◆ Material supplied
--- BEGIN ---
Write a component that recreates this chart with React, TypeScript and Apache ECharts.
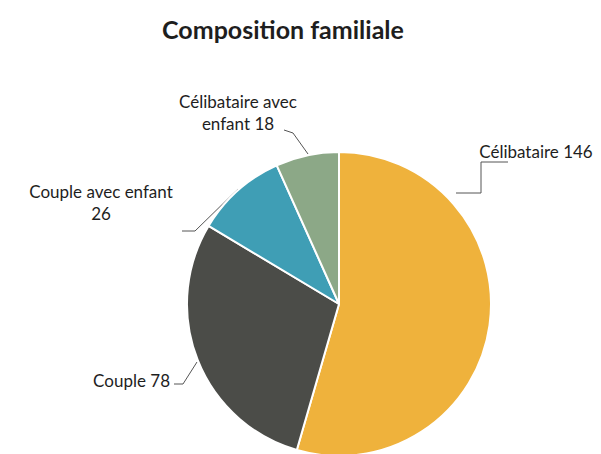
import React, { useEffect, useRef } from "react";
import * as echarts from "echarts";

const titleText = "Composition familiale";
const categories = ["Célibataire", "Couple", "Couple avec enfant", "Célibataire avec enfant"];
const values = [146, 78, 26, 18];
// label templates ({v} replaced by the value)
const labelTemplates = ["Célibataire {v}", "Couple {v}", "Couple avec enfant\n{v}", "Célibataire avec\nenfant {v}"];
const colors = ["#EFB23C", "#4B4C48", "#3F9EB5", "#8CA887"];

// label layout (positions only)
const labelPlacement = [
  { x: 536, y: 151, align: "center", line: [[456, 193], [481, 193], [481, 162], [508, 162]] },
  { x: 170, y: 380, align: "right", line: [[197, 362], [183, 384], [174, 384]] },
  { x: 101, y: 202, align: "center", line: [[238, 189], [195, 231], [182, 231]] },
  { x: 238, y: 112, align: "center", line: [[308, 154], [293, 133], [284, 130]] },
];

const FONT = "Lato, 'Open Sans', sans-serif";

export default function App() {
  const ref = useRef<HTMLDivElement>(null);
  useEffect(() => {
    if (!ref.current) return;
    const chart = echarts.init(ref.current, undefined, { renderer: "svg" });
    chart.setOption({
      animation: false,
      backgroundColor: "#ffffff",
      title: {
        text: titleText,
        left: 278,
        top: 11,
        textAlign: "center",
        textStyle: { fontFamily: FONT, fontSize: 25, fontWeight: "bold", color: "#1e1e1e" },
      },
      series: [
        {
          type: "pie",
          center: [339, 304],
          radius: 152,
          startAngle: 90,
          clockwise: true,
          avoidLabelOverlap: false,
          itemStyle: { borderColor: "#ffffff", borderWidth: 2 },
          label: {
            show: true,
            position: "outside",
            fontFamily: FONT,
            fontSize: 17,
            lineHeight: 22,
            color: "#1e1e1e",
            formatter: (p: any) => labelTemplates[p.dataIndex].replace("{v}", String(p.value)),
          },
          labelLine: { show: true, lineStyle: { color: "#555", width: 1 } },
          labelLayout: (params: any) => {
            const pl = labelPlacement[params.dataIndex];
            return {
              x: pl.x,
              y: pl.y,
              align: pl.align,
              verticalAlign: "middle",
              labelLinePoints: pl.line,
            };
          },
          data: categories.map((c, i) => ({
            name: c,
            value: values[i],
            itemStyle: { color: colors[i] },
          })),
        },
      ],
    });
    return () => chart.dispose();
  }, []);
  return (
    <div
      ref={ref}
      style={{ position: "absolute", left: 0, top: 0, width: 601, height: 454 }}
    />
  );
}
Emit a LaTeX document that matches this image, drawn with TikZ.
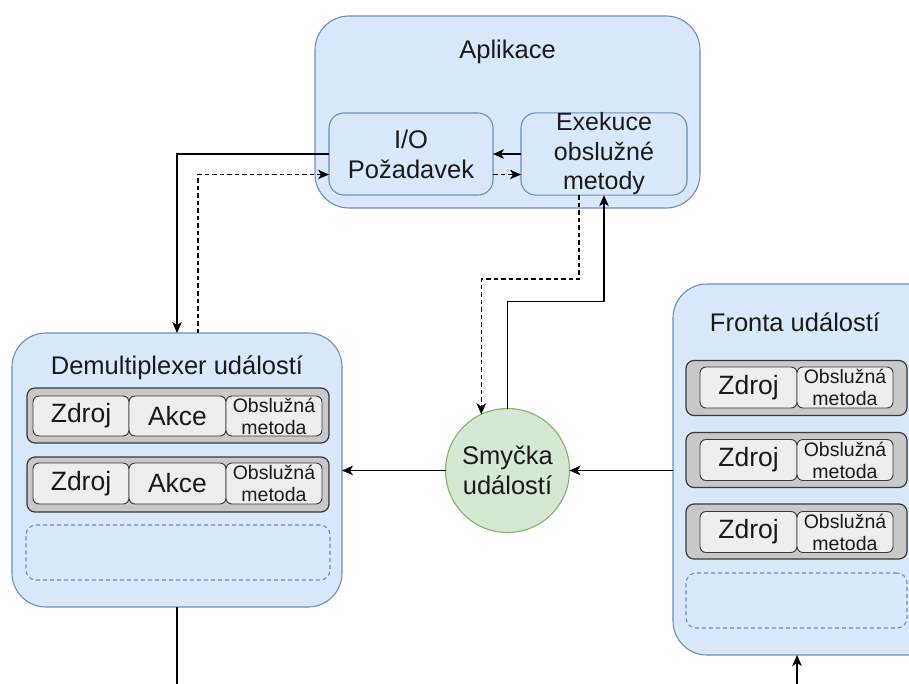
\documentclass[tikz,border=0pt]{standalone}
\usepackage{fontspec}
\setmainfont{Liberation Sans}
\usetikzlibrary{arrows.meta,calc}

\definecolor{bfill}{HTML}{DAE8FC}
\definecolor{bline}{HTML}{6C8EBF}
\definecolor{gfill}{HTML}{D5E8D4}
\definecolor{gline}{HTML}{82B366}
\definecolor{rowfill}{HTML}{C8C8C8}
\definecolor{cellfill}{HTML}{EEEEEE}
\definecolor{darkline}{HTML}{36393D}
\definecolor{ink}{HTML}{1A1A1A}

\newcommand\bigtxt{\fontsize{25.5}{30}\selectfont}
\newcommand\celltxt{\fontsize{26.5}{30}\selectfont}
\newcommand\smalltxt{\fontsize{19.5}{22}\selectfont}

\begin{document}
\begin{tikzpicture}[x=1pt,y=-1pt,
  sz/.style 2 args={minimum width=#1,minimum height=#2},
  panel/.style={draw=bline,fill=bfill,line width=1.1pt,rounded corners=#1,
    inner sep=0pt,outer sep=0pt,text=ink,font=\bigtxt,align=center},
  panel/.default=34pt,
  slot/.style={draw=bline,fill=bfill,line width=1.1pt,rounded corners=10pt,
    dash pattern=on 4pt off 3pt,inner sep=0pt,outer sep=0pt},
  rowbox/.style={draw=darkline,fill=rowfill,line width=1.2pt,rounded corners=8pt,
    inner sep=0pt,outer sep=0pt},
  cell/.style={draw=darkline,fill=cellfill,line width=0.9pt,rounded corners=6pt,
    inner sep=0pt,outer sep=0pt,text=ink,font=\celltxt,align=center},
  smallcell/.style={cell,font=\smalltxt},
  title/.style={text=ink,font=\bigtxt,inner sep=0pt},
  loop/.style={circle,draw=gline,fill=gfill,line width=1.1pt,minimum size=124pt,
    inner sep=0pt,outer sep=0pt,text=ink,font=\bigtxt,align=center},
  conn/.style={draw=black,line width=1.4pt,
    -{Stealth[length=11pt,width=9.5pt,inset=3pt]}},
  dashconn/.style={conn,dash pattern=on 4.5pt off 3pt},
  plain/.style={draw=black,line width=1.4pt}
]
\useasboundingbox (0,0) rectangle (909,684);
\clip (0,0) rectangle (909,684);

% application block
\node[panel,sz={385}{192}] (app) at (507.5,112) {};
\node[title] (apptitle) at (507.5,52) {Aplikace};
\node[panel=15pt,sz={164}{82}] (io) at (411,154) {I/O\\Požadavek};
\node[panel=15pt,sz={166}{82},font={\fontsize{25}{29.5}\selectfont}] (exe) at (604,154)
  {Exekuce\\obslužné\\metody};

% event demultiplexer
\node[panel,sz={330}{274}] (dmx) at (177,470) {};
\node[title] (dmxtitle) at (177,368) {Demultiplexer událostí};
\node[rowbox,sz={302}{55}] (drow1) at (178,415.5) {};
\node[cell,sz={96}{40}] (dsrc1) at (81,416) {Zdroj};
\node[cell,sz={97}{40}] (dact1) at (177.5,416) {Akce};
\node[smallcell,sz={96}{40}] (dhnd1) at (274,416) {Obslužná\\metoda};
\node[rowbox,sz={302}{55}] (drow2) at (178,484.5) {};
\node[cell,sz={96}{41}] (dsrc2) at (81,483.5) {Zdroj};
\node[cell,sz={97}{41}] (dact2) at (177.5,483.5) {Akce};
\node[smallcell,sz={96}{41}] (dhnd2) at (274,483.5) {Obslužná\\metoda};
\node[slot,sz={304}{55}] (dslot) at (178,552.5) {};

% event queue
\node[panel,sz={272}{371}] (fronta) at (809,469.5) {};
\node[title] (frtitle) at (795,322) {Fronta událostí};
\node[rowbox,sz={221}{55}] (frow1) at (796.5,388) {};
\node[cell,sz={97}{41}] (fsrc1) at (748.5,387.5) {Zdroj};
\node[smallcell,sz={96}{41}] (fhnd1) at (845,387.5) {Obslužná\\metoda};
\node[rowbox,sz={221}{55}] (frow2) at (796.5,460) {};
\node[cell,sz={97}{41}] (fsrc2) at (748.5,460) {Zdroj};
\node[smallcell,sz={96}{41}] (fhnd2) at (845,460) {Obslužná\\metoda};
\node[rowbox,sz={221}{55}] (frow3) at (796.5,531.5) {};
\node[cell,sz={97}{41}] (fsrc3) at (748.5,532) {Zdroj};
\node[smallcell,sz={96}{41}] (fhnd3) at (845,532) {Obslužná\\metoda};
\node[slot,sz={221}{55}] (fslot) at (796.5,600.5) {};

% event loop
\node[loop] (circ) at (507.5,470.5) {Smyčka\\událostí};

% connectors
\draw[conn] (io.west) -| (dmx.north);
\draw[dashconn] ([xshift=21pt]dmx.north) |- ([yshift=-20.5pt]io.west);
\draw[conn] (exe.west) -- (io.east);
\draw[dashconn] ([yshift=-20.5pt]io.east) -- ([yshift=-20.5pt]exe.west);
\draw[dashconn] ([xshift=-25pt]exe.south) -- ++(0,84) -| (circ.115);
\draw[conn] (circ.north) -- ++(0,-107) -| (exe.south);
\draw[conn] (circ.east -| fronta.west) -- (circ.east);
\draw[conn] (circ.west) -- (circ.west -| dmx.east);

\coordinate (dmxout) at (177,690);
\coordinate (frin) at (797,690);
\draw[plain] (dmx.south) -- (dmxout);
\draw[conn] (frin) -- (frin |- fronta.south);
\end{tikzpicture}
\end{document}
--- END ---
◆ Problem statement
Count every line in the data where the string "React" occurs. Give nothing except the number.

◆ Finished task
2